Mit Schreiben vom 3. August 2017 teilte die Beklagte der Klägerin mit, dass nach dem Ergebnis der Prüfung des MDK eine Zusammenlegung der Krankenhausaufenthalte erfolgen müsse. Bei der Entlassung am 25. August 2017 handele es sich um eine Beurlaubung im Sinne des § 1 Abs. 7 FPV 2016, da die erneute Wiederaufnahme nach medikamentöser Einstellung und weitere internistische Abklärung bereits zu diesem Zeitpunkt geplant gewesen seien. Aufgrund der Fallzusammenlegung sei allein die DRG I108 mit einem Relativgewicht von 2,116 zu kodieren. Hierdurch resultiere eine Erstattungsforderung i.H.v. 2.598,26 €. In dieser Höhe nahm die Beklagte am 29. November 2018 die Aufrechnung mit weiteren unstreitigen Behandlungsfällen der Klägerin vor.

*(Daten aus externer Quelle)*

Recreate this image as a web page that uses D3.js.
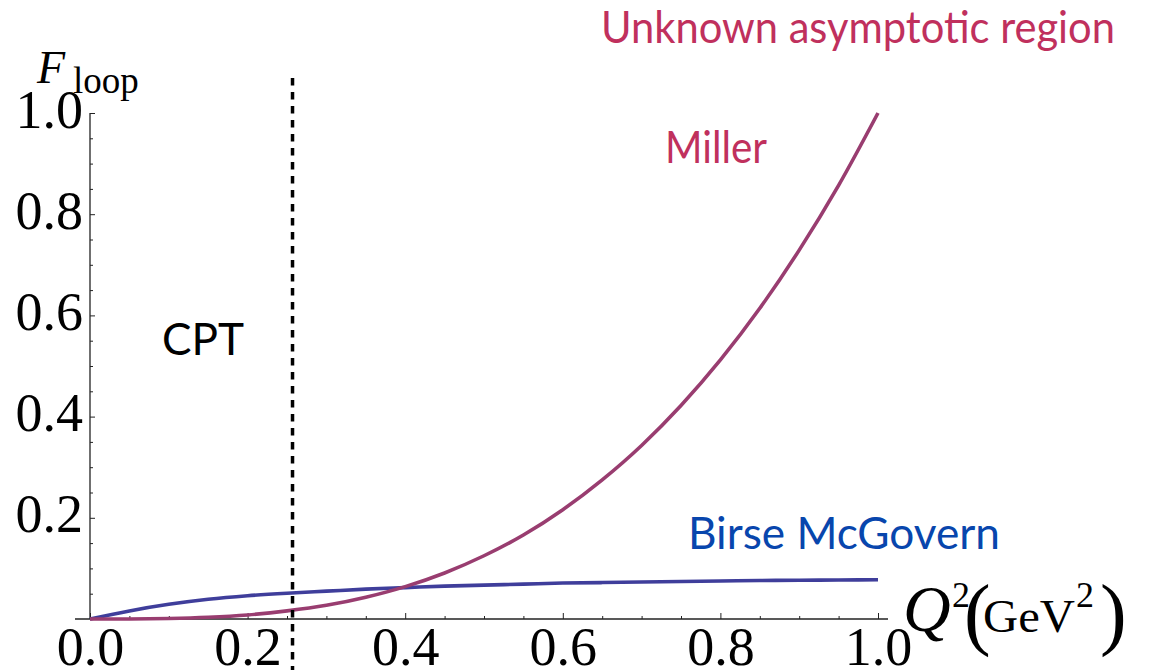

Die Klägerin hat hiergegen am 5. Juni 2019 Klage vor dem Sozialgericht Marburg erhoben. Zur Begründung hat sie vorgetragen, ihr stehe die Vergütung in vollem Umfang zu, da eine Fallzusammenführung nicht durchzuführen sei. Die Fälle seien entsprechend § 8 KHEntgG getrennt abzurechnen, da keiner der Fallzusammenführungstatbestände der FPV einschlägig sei. Eine Fallzusammenführung sei auch nicht aufgrund der Rechtsprechung zum fiktiven wirtschaftlichen Alternativverhalten vorzunehmen. Die Versicherte habe zwingend zunächst ...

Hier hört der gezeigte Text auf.